Shulman: The two main challenges the industry has faced with traditional RDBMS technologies are twofold:
-
The horizontal scaling problem: Traditional RDBMS systems are not easy to scale horizontally (i.e. via the clustering of many machines to increase data throughput). They were simply not architected from the ground up with horizontal scalability in mind from a systems standpoint. Furthermore, making the problem harder is the SQL query model itself. Because SQL has the concept of joins, any RDBMS clustering technology will ultimately run up against the “distributed join problem” (i.e. executing joins across nodes). This is inherently complex, and to solve the problem in a generic way that also performs well is very very difficult.
-
The “Object / Relational impedance mismatch problem”: Most languages used these data are Object Oriented. Therefore the shape of your data in your programming model is very different from its shape when stored in a relational database. A very large percentage of our time as programmers is traditionally spend changing the shape of our data from object form to relational form, and back, when writing an application. Some NoSQL solutions aim to solve this problem as well as the scalability problem by offering storage models that more closely mirror how data is represented in our programs. The Document stores /JSON object stores in particular aim to do this.
ZapThink: What does this have to do with Enterprise Architecture and SOA and Cloud?
Shulman: Cloud virtualization technology is really a great enabler for a lot of these NoSQL solutions. Most of these systems are distributed database systems, and so having technology that makes it easier to deploy and manage the large number of hosts that back the cluster is huge. Setting up and maintaining these systems without cloud virtualization technologies would be a lot more challenging.
ZapThink: Is this more than just a technology / infrastructure movement?
Shulman: I think it is. The database sits at the bottom of the stack. I think that we will find that changing that layer will eventually trigger changes in the stack elements that sit on top of the database, bubbling upwards through the entire app stack.
ZapThink: What’s Going on in the Vendor Landscape around No SQL?
Shulman: The database world has been pretty stagnant and boring for at least a decade and so the fact that so many new database technologies have emerged over the last several years is pretty amazing. Almost everyone I know who has been programming since the dawn of the “modern era” (as defined by the modern web application stack), has used relational database to store application data. For a long time the RDBMS system was the only game in town. That is changing. A database renaissance is taking place and it is pretty exciting. It is also confusing. With so many different “NoSQL” technologies out there it can be difficult to get your head around how they are different, and which is best suited for any particular task.
Interestingly almost all the NoSQL technologies out there are open source. I think that is a reflection of the overall infrastructure software landscape than of NoSQL in particular. InfoQ lists a great summary of the various technology approaches. Each different approach represents a very different take on NoSQL and problem they best solve.

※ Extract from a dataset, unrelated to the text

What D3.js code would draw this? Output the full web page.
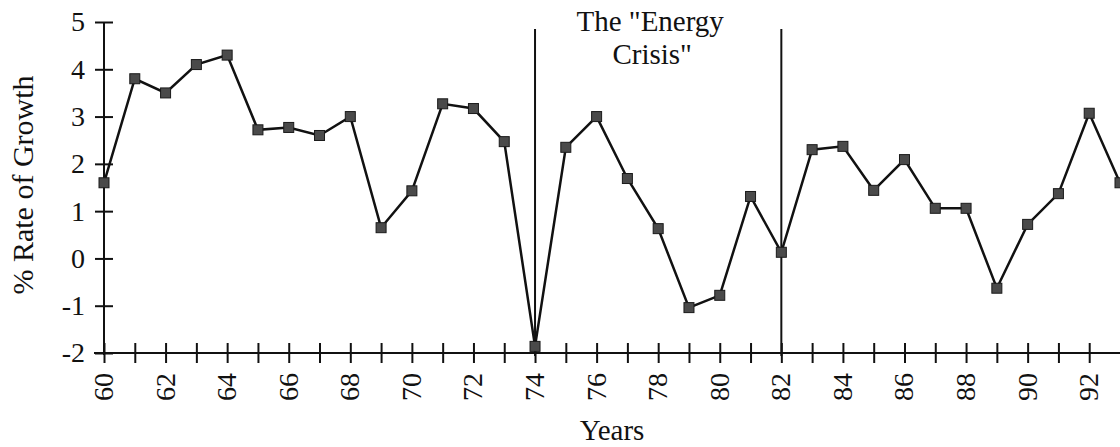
<!DOCTYPE html>
<meta charset="utf-8">
<style>
  body { margin: 0; background: #fff; }
  text { font-family: "Liberation Serif", "Times New Roman", serif; fill: #111; }
  .axis path, .axis line { stroke: #111; stroke-width: 2; }
</style>
<svg width="1120" height="447"></svg>
<script src="https://cdnjs.cloudflare.com/ajax/libs/d3/7.8.5/d3.min.js"></script>
<script>
var width = 1120, height = 447;

// data
var years = [60, 61, 62, 63, 64, 65, 66, 67, 68, 69, 70, 71, 72, 73, 74, 75, 76,
             77, 78, 79, 80, 81, 82, 83, 84, 85, 86, 87, 88, 89, 90, 91, 92, 93];
var growth = [1.6, 3.8, 3.5, 4.1, 4.3, 2.72, 2.77, 2.6, 3.0, 0.65, 1.43, 3.27, 3.17, 2.47, -1.86, 2.35, 3.0,
              1.69, 0.63, -1.04, -0.78, 1.31, 0.13, 2.3, 2.37, 1.44, 2.09, 1.06, 1.06, -0.63, 0.72, 1.37, 3.07, 1.6];
var yTicks = [-2, -1, 0, 1, 2, 3, 4, 5];
var xLabelYears = [60, 62, 64, 66, 68, 70, 72, 74, 76, 78, 80, 82, 84, 86, 88, 90, 92];
var crisisYears = [74, 82];

var svg = d3.select("svg");

var x = d3.scaleLinear().domain([60, 93]).range([104, 1120]);
var y = d3.scaleLinear().domain([-2, 5]).range([353, 22]);

// y axis with ticks crossing the line
var yAxis = svg.append("g")
    .attr("class", "axis")
    .attr("transform", "translate(" + x(60) + ",0)")
    .call(d3.axisLeft(y).tickValues(yTicks).tickSize(9).tickPadding(10)
      .tickFormat(function(d) { return String(d); }));
yAxis.select(".domain").attr("d", "M0," + y(5) + "V" + (y(-2) + 2));
yAxis.selectAll(".tick line").attr("x1", 9);
yAxis.selectAll(".tick text").attr("font-size", 28).attr("font-family", "Liberation Serif");

// x axis: tick every year, label every second year
var xAxis = svg.append("g")
    .attr("class", "axis")
    .attr("transform", "translate(0," + y(-2) + ")")
    .call(d3.axisBottom(x).tickValues(years.filter(function(d) { return d < 93; }))
      .tickSize(10).tickFormat(""));
xAxis.select(".domain").attr("d", "M" + (x(60) - 10) + ",0H" + width);
xAxis.selectAll(".tick line").attr("y1", -10);

svg.append("g")
  .selectAll("text")
  .data(xLabelYears)
  .enter()
  .append("text")
    .attr("transform", function(d) { return "translate(" + (x(d) + 9) + "," + (y(-2) + 20) + ") rotate(-90)"; })
    .attr("text-anchor", "end")
    .attr("font-size", 28)
    .text(function(d) { return d; });

// energy crisis markers
svg.append("g")
  .selectAll("line")
  .data(crisisYears)
  .enter()
  .append("line")
    .attr("x1", function(d) { return x(d); })
    .attr("x2", function(d) { return x(d); })
    .attr("y1", 29)
    .attr("y2", y(-2) + 3)
    .attr("stroke", "#111")
    .attr("stroke-width", 2);

var note = svg.append("text")
    .attr("text-anchor", "middle")
    .attr("font-size", 29);
note.append("tspan").attr("x", (x(74) + x(82)) / 2 - 8).attr("y", 31).text("The \"Energy");
note.append("tspan").attr("x", (x(74) + x(82)) / 2 - 6).attr("y", 64).text("Crisis\"");

// series
var line = d3.line()
    .x(function(d, i) { return x(years[i]); })
    .y(function(d) { return y(d); });

svg.append("path")
    .datum(growth)
    .attr("d", line)
    .attr("fill", "none")
    .attr("stroke", "#111")
    .attr("stroke-width", 2.5);

svg.append("g")
  .selectAll("rect")
  .data(growth)
  .enter()
  .append("rect")
    .attr("x", function(d, i) { return x(years[i]) - 5; })
    .attr("y", function(d) { return y(d) - 5; })
    .attr("width", 10)
    .attr("height", 10)
    .attr("fill", "#4a4a4a")
    .attr("stroke", "#1a1a1a")
    .attr("stroke-width", 1);

// axis titles
svg.append("text")
    .attr("x", 612)
    .attr("y", 440)
    .attr("text-anchor", "middle")
    .attr("font-size", 29)
    .text("Years");

svg.append("text")
    .attr("transform", "translate(33,185) rotate(-90)")
    .attr("text-anchor", "middle")
    .attr("font-size", 30)
    .text("% Rate of Growth");
</script>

ZapThink: Where do you see this all heading?
Shulman: I think the days of one-data-store-fits-all-problems are over. [Enterprises] are now realizing that a single data storage method and approach is not always the best fit and that they can (and should) employ different data storage technologies for different problems.
The ZapThink Take
In our recent “BASE Jumping in the Cloud” ZapFlash, we touched on some of these issues that are relevant to the No SQL approach:
“…in the Cloud we need a different way of thinking about consistency and reliability. Instead of ACID, we need BASE (catchy, eh?). BASE stands for Basic Availability (supports partial failures without leading to a total system failure), Soft-state (any change in state must be maintained through periodic refreshment), and Eventual consistency (the data will be consistent after a set amount of time passes since an update). BASE has been around for several years and actually predates the notion of Cloud computing; in fact, it underlies the telco world’s notion of “best effort” reliability that applies to the mobile phone infrastructure. But today, understanding the principles of BASE is essential to understanding how to architect applications for the Cloud.”

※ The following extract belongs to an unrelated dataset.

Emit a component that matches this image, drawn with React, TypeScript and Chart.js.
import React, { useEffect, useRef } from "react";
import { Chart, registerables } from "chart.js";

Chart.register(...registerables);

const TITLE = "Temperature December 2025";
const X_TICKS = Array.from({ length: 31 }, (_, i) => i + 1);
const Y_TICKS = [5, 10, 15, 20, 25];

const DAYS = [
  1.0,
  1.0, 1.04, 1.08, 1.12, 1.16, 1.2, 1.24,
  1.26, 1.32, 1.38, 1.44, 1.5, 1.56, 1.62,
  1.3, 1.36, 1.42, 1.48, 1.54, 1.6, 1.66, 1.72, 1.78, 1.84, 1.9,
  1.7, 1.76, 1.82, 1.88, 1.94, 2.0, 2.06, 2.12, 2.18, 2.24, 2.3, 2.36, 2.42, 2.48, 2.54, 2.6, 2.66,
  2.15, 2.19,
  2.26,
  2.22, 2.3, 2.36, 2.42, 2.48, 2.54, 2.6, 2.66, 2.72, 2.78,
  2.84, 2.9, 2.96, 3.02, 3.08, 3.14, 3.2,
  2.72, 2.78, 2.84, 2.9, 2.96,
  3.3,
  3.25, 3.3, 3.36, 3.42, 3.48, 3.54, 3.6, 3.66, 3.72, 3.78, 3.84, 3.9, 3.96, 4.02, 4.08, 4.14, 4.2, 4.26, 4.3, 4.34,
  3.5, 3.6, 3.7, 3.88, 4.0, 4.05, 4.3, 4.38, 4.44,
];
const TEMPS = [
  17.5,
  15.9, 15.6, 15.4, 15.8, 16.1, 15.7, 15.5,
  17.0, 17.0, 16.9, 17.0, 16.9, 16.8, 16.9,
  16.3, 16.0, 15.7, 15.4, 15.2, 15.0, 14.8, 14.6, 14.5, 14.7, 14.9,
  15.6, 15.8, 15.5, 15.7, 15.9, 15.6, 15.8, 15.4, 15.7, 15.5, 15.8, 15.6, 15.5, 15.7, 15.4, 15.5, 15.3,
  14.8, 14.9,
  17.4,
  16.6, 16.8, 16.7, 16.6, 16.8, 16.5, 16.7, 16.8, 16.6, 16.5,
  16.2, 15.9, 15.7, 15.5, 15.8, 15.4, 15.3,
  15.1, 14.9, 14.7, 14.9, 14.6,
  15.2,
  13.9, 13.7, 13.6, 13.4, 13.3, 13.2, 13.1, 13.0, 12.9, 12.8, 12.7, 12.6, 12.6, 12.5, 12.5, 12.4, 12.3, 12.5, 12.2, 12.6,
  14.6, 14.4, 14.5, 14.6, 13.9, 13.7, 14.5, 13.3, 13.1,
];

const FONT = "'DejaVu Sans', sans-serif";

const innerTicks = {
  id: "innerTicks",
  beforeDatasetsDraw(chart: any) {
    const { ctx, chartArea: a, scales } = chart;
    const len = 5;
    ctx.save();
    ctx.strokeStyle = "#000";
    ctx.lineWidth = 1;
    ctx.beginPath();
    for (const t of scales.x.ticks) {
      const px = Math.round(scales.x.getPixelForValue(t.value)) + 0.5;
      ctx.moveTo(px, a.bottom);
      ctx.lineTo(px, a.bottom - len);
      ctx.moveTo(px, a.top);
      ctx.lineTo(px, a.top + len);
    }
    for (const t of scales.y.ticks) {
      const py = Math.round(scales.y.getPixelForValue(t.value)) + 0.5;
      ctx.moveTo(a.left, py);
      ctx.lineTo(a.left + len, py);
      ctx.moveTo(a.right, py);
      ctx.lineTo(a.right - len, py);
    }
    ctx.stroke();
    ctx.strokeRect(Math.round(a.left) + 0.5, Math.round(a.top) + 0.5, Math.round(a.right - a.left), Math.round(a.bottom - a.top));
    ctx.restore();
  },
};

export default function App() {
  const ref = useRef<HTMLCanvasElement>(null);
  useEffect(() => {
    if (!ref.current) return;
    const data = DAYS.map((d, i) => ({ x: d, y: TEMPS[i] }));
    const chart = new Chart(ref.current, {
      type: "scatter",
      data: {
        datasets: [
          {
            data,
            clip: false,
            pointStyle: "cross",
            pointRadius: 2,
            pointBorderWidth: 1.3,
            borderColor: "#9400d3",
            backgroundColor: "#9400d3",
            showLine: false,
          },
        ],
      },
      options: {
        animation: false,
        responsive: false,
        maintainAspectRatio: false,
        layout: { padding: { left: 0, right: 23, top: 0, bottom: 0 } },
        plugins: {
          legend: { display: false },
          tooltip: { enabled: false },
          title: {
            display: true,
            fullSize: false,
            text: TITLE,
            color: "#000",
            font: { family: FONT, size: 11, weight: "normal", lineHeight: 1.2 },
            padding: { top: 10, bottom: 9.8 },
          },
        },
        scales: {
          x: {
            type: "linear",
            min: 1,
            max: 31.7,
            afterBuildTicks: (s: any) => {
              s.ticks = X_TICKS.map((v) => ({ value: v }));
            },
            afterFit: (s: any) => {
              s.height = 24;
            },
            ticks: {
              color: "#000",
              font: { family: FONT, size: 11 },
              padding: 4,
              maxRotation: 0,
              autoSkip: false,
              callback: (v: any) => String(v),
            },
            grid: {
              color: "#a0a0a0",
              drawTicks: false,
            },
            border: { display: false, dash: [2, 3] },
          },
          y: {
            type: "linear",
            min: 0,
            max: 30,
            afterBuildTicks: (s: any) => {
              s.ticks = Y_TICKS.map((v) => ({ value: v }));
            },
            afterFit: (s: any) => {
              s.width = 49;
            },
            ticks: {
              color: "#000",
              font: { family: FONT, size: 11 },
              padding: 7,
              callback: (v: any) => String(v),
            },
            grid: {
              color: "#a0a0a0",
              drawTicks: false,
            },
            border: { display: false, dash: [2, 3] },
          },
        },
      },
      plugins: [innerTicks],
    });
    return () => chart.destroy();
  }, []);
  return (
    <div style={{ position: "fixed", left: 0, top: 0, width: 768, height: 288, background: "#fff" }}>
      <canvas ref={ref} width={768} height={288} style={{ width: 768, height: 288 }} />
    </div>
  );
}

But even more than just dealing with the technical and infrastructural issue of data that the Data Explosion Crisis Point represents, we are faced with a larger governance-related challenge. In our “Christmas Day Bomber, Moore’s Law, and Enterprise IT” ZapFlash, we noted:
“…while the quantity and complexity of information in any enterprise grows exponentially, the human ability to deal with that information at best grows linearly. No matter where you put the two curves, eventually the one overtakes the other at the governance crisis point, leading to the “governance crisis point problem”: eventually, human activities are unable to deal with the quantity and complexity of information.”
Good Enterprise Architects need to have a lot of tools in their tool belt to deal with the various needs of the enterprise. In addition, they need to have the strategic and tactical imperatives of the business in mind on the one hand, while fully comprehending and understanding the technological capabilities and limitations of the IT organization on the other. Clearly, dogma serves no purpose here, regardless your particular opinions on any one archtiectural or infrastructural approach. As a result, enterprise architects who will undoubtedly need to grapple with the ongoing data explosion crisis will need to understand the nature and scope of how data creation, consumption, and management is happening in the enterprise as well as the increasing set of approaches and technologies coming to market to solve those challenges.